The Cold Weather is Over


After a record-break string of cold weather, with ice and snow extending to many low-elevation areas in the Northwest, some very welcome warmth is coming.

In western Washington. you can say goodbye to the teens and twenties and welcome temperatures climbing into the 50s.  Eastern Washington will thaw out.

And ample precipitation will return to the West Coast, helping to push off concerns about drought.

Winter is running out of time with ice/snow conditions over the lowlands becoming far less possible in roughly a month.

Strangely enough, if one averages over time, this winter has not been unusual, a fact that probably will not gain the interest of the media.    Looking at the temperatures at SeaTac (blue lines) versus the normal range (brown band),  we were cooler than normal in November, warmer than normal in December, and uber-bold in January.

Preciptiation?  Amazingly the total since October 1 (known as the water year) has been nearly exactly normal.  No drought.


Eastern Washington has a similar story, as shown by the precipitation in the Tri-Cities.


And now the part that will warm your heart and other body parts.

The predicted temperatures in Seattle for the next 12 days is for warmer than normal conditions, with many days getting into fifties.  You won’t even see thirties.

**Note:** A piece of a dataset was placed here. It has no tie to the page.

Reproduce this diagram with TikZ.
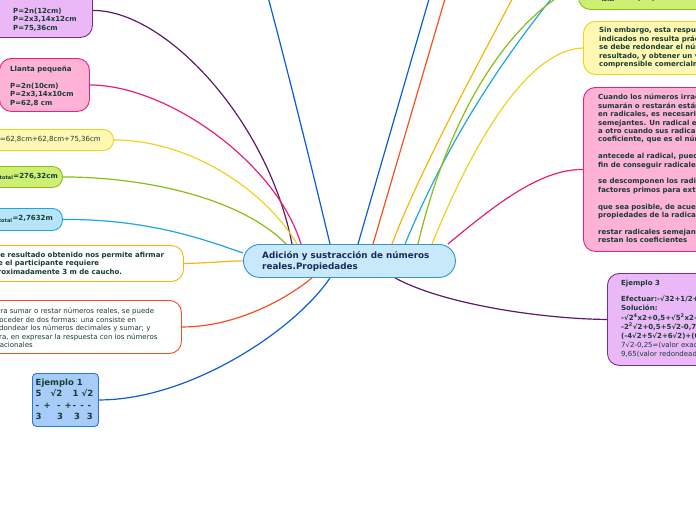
\documentclass[tikz,border=0pt]{standalone}
\usepackage{fontspec}
\setmainfont{DejaVu Sans}
\usetikzlibrary{backgrounds}
\definecolor{tx}{HTML}{173D33}
\definecolor{ctx}{HTML}{1B2A5A}
\definecolor{purF}{HTML}{EBB8F7}
\definecolor{purD}{HTML}{7E2C91}
\definecolor{purL}{HTML}{5B1A6B}
\definecolor{pinkF}{HTML}{FDB2D6}
\definecolor{pinkD}{HTML}{E8207A}
\definecolor{yelF}{HTML}{FFF8B3}
\definecolor{yelD}{HTML}{EDD41E}
\definecolor{grnF}{HTML}{CDEF74}
\definecolor{grnD}{HTML}{8CBD14}
\definecolor{lbF}{HTML}{B5E4FB}
\definecolor{lbD}{HTML}{1EA5E3}
\definecolor{orD}{HTML}{F5B50C}
\definecolor{redD}{HTML}{F4511E}
\definecolor{bluF}{HTML}{A8CCF8}
\definecolor{bluD}{HTML}{2A78D6}
\definecolor{bluL}{HTML}{0B5ED7}
\definecolor{cenF}{HTML}{C7E9FA}
\definecolor{cenD}{HTML}{3594D0}
\begin{document}
\begin{tikzpicture}[x=1pt,y=-1pt,
 box/.style={rectangle, rounded corners=12pt, line width=0.9pt, inner sep=0pt, anchor=north west},
 txt/.style={inner sep=0pt, anchor=north west, align=left, text=tx, font=\fontsize{7}{8.4}\selectfont\bfseries},
 txn/.style={txt, font=\fontsize{7}{8.4}\selectfont},
 link/.style={line width=1.2pt}]
\useasboundingbox (0,0) rectangle (696,520);
\clip (0,0) rectangle (696,520);

% left side
\node[box, fill=purF, draw=purD, minimum width=115pt, minimum height=54pt] (n1) at (-23,-17) {};
\node[txt] (t1) at (13,8) {P=2n(12cm)\\P=2x3,14x12cm\\P=75,36cm};

\node[box, fill=pinkF, draw=pinkD, minimum width=90pt, minimum height=53pt] (n2) at (-1,58) {};
\node[txt] (t2) at (10,66) {Llanta pequeña\\[8.4pt]P=2n(10cm)\\P=2x3,14x10cm\\P=62,8 cm};

\node[box, rounded corners=10pt, fill=yelF, draw=yelD, minimum width=133pt, minimum height=21pt] (n3) at (-20,129) {};
\node[txn, anchor=east] (t3) at (101,139.5) {P\textsubscript{total}=62,8cm+62,8cm+75,36cm};

\node[box, rounded corners=10pt, fill=grnF, draw=grnD, minimum width=82pt, minimum height=21pt] (n4) at (-20,166) {};
\node[txt, anchor=east] (t4) at (58,176.5) {P\textsubscript{total}=276,32cm};

\node[box, rounded corners=10pt, fill=lbF, draw=lbD, minimum width=82pt, minimum height=22pt] (n5) at (-20,208) {};
\node[txt, anchor=east] (t5) at (53,219) {P\textsubscript{total}=2,7632m};

\node[box, fill=white, draw=orD, minimum width=213pt, minimum height=36pt] (n6) at (-30,245) {};
\node[txt] (t6) at (-12,252) {Este resultado obtenido nos permite afirmar\\que el participante requiere\\aproximadamente 3 m de caucho.};

\node[box, fill=white, draw=redD, minimum width=211pt, minimum height=53pt] (n7) at (-30,300) {};
\node[txn] (t7) at (-8,308) {Para sumar o restar números reales, se puede\\proceder de dos formas: una consiste en\\redondear los números decimales y sumar; y\\otra, en expresar la respuesta con los números\\irracionales};

\node[box, rounded corners=4pt, fill=bluF, draw=bluD, minimum width=66pt, minimum height=53pt] (n8) at (32,373) {};
\node[txt, font=\fontsize{8.5}{11.3}\selectfont\bfseries] (t8) at (35.5,379) {Ejemplo 1\\\makebox[15pt][l]{5}\makebox[22pt][l]{√2}\makebox[9pt][l]{1}√2\\\makebox[8pt][l]{-}\makebox[13.5pt][l]{+}\makebox[7.5pt][l]{-}\makebox[8pt][l]{+}\makebox[7.7pt][l]{-}\makebox[7.3pt][l]{-}-\\\makebox[21.3pt][l]{3}\makebox[17pt][l]{3}\makebox[13pt][l]{3}3};

% centre
\node[box, rounded corners=16.5pt, fill=cenF, draw=cenD, minimum width=212pt, minimum height=33pt] (c) at (243,244) {};
\node[txt, text=ctx, font=\fontsize{8.8}{11}\selectfont\bfseries] (tc) at (262,251.5) {Adición y sustracción de números\\reales.Propiedades};

% right side
\node[box, fill=grnF, draw=grnD, minimum width=142pt, minimum height=49pt] (n9) at (578,-40) {};
\node[txt] (t9) at (596,-5) {P\textsubscript{total}=3cm(cm)};

\node[box, fill=yelF, draw=yelD, minimum width=137pt, minimum height=53pt] (n10) at (583,21) {};
\node[txt] (t10) at (599,27) {Sin embargo, esta respuesta con los números\\indicados no resulta práctica, por lo que\\se debe redondear el número obtenido como\\resultado, y obtener un valor más\\comprensible comercialmente.};

\node[box, fill=pinkF, draw=pinkD, minimum width=137pt, minimum height=164pt] (n11) at (583,87) {};
\node[txt] (t11) at (598,94) {Cuando los números irracionales se\\sumarán o restarán están expresados\\en radicales, es necesario que sean\\semejantes. Un radical es semejante\\a otro cuando sus radicandos y\\coeficiente, que es el número que\\[8.4pt]antecede al radical, pueden simplificarse a\\fin de conseguir radicales semejantes\\[8.4pt]se descomponen los radicandos en\\factores primos para extraer\\[8.4pt]que sea posible, de acuerdo con las\\propiedades de la radicación\\[8.4pt]restar radicales semejantes, se suman o\\restan los coeficientes};

\node[box, fill=purF, draw=purD, minimum width=113pt, minimum height=92pt] (n12) at (607,273) {};
\node[txt, font=\fontsize{7}{9.2}\selectfont\bfseries] (t12) at (621,280) {Ejemplo 3\\[7pt]Efectuar:-√32+1/2+√50-0,75+√72\\Solución:\\-√2\textsuperscript{4}x2+0,5+√5\textsuperscript{2}x2-0,75+√6\textsuperscript{2}x2\\-2\textsuperscript{2}√2+0,5+5√2-0,75+6√2\\(-4√2+5√2+6√2)+(0,5-0,75)\\\mdseries 7√2-0,25=(valor exacto)\\\mdseries 9,65(valor redondeado)};

\coordinate (e1) at (262,-25);
\coordinate (e2) at (436,-25);
\coordinate (e3) at (452,-25);
\coordinate (e4) at (525,-25);
\coordinate (e5) at (575,-30);

\begin{scope}[on background layer]
\clip (0,0) rectangle (696,520);
\draw[link, purL] (n1.east) .. controls (165,10) and (268,120) .. ([xshift=49pt]c.north west);
\draw[link, pinkD] (n2.east) .. controls (165,85) and (275,160) .. ([xshift=58pt]c.north west);
\draw[link, yelD] (n3.east) .. controls (190,140) and (265,190) .. ([xshift=54pt]c.north west);
\draw[link, grnD] (n4.east) .. controls (150,177) and (245,200) .. ([xshift=45pt,yshift=-2pt]c.north west);
\draw[link, lbD] (n5.east) .. controls (150,219) and (205,240) .. ([yshift=8pt]c.west);
\draw[link, orD] (n6.east) .. controls (210,263) and (225,261) .. (c.west);
\draw[link, redD] (n7.east) .. controls (235,327) and (285,300) .. ([xshift=69pt]c.south west);
\draw[link, bluL] (n8.east) .. controls (190,400) and (295,330) .. ([xshift=87pt]c.south west);
\draw[link, bluL] ([xshift=87pt]c.north west) .. controls (310,160) and (280,40) .. (e1);
\draw[link, bluL] ([xshift=115pt]c.north west) -- (e2);
\draw[link, redD] ([xshift=130pt]c.north west) -- (e3);
\draw[link, orD] ([xshift=149pt]c.north west) .. controls (420,170) and (480,60) .. (e4);
\draw[link, lbD] ([xshift=162pt]c.north west) .. controls (440,160) and (490,70) .. (e5);
\draw[link, grnD] ([xshift=175pt]c.north west) .. controls (440,150) and (490,30) .. (n9.west);
\draw[link, yelD] ([xshift=189pt]c.north west) .. controls (470,150) and (525,50) .. (n10.west);
\draw[link, pinkD] ([xshift=-8pt]c.north east) .. controls (495,205) and (540,169) .. (n11.west);
\draw[link, purL] ([xshift=152pt]c.south west) .. controls (445,305) and (545,319) .. (n12.west);
\end{scope}
\end{tikzpicture}
\end{document}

The Tri-Cities into the mid-40s by the end of the period.



So what has happened?  

The key is that the influx of modified Arctic air from the interior of the continent ends, with the loss of cold air over the Columbia Basin and the interior of British Columbia.

You can see this for yourself.    The maps below show sea-level pressure, low level temperatures (at around 800 m, color shading, with purple and blue the coldest), and near surface winds.

At 10 PM yesterday, cold air was still in eastern Washington and  VERY cold air was entrenched east of the Rockies.  The coast wind are still offshore-directed.

But by 1 PM on Monday, the interior Northwest was warmed dramatically, with all the blue colors gone.


Now only will we warm, but normal precipitation will return.  The latest ensemble prediction of many forecast simulation from the NWS GEFS system shows Seattle receiving about 3.5 inches during the next ten days.


The UW model’s cumulative precipitation forecast for the next ten days will bring a smile to local ducks and slugs, with substantial precipitation (reaching totals of 10 inches in the mountains), from central California to  British Columbia.  

Many of the fears for water problems from an El Nino winter will not be realized, which is good news.